### Your task
In the entries below, find the line with "Give me the TikZ source for this diagram." and the line with "(5.5,7.5) rectangle (1361.5,539.5);", then retype both and everything between them exactly. Do not copy the pictures.

### Input records
——————

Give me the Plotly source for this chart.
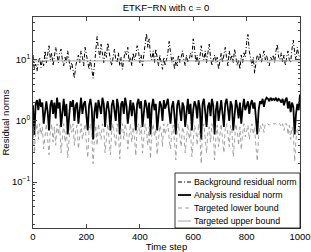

——————

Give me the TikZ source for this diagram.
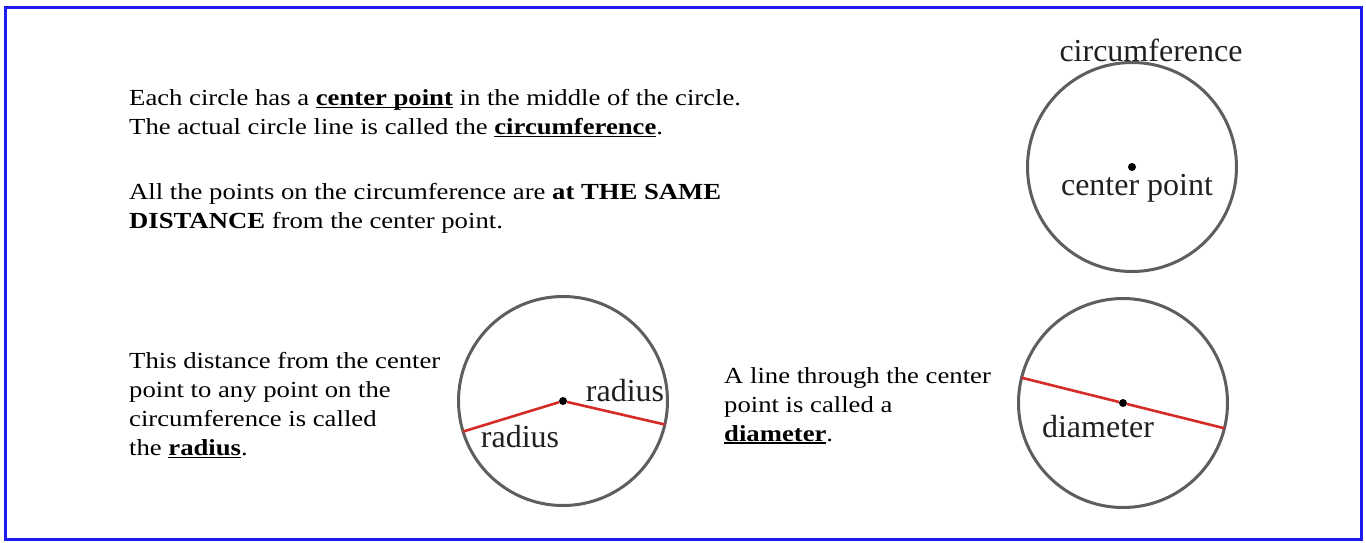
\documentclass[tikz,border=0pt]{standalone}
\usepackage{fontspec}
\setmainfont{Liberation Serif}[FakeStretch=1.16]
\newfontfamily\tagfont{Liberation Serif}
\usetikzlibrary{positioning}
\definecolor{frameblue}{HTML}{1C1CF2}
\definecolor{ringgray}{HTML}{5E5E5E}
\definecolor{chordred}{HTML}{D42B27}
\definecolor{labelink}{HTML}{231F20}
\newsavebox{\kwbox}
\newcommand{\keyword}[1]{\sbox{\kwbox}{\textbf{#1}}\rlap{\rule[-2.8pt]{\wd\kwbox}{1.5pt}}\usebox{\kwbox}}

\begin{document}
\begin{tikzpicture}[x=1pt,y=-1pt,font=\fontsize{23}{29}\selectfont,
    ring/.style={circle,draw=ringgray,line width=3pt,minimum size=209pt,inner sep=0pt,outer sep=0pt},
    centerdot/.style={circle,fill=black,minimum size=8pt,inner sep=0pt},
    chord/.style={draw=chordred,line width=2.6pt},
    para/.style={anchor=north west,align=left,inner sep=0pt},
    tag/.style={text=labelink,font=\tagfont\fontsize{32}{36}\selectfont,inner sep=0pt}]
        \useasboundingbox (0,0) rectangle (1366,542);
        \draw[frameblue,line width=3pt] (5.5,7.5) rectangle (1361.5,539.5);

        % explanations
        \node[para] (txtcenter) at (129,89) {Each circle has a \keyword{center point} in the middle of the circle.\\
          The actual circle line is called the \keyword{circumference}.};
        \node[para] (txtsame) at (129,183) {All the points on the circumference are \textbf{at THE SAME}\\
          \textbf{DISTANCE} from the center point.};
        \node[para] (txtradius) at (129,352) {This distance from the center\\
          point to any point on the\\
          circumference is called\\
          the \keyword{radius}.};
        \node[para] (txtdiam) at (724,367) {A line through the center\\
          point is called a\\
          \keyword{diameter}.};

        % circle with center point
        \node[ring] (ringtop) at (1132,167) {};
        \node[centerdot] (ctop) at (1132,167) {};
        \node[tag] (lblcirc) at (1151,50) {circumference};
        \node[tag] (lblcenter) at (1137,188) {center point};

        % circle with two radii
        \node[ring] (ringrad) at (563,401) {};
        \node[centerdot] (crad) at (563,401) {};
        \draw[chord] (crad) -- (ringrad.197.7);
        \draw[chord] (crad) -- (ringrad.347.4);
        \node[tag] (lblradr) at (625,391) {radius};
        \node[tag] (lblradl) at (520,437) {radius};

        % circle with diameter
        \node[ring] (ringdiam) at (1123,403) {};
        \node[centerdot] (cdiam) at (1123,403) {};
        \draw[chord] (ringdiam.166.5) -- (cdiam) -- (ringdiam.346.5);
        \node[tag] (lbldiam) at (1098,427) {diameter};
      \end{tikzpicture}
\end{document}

——————

### Output of the task
Give me the TikZ source for this diagram.
\documentclass[tikz,border=0pt]{standalone}
\usepackage{fontspec}
\setmainfont{Liberation Serif}[FakeStretch=1.16]
\newfontfamily\tagfont{Liberation Serif}
\usetikzlibrary{positioning}
\definecolor{frameblue}{HTML}{1C1CF2}
\definecolor{ringgray}{HTML}{5E5E5E}
\definecolor{chordred}{HTML}{D42B27}
\definecolor{labelink}{HTML}{231F20}
\newsavebox{\kwbox}
\newcommand{\keyword}[1]{\sbox{\kwbox}{\textbf{#1}}\rlap{\rule[-2.8pt]{\wd\kwbox}{1.5pt}}\usebox{\kwbox}}

\begin{document}
\begin{tikzpicture}[x=1pt,y=-1pt,font=\fontsize{23}{29}\selectfont,
    ring/.style={circle,draw=ringgray,line width=3pt,minimum size=209pt,inner sep=0pt,outer sep=0pt},
    centerdot/.style={circle,fill=black,minimum size=8pt,inner sep=0pt},
    chord/.style={draw=chordred,line width=2.6pt},
    para/.style={anchor=north west,align=left,inner sep=0pt},
    tag/.style={text=labelink,font=\tagfont\fontsize{32}{36}\selectfont,inner sep=0pt}]
        \useasboundingbox (0,0) rectangle (1366,542);
        \draw[frameblue,line width=3pt] (5.5,7.5) rectangle (1361.5,539.5);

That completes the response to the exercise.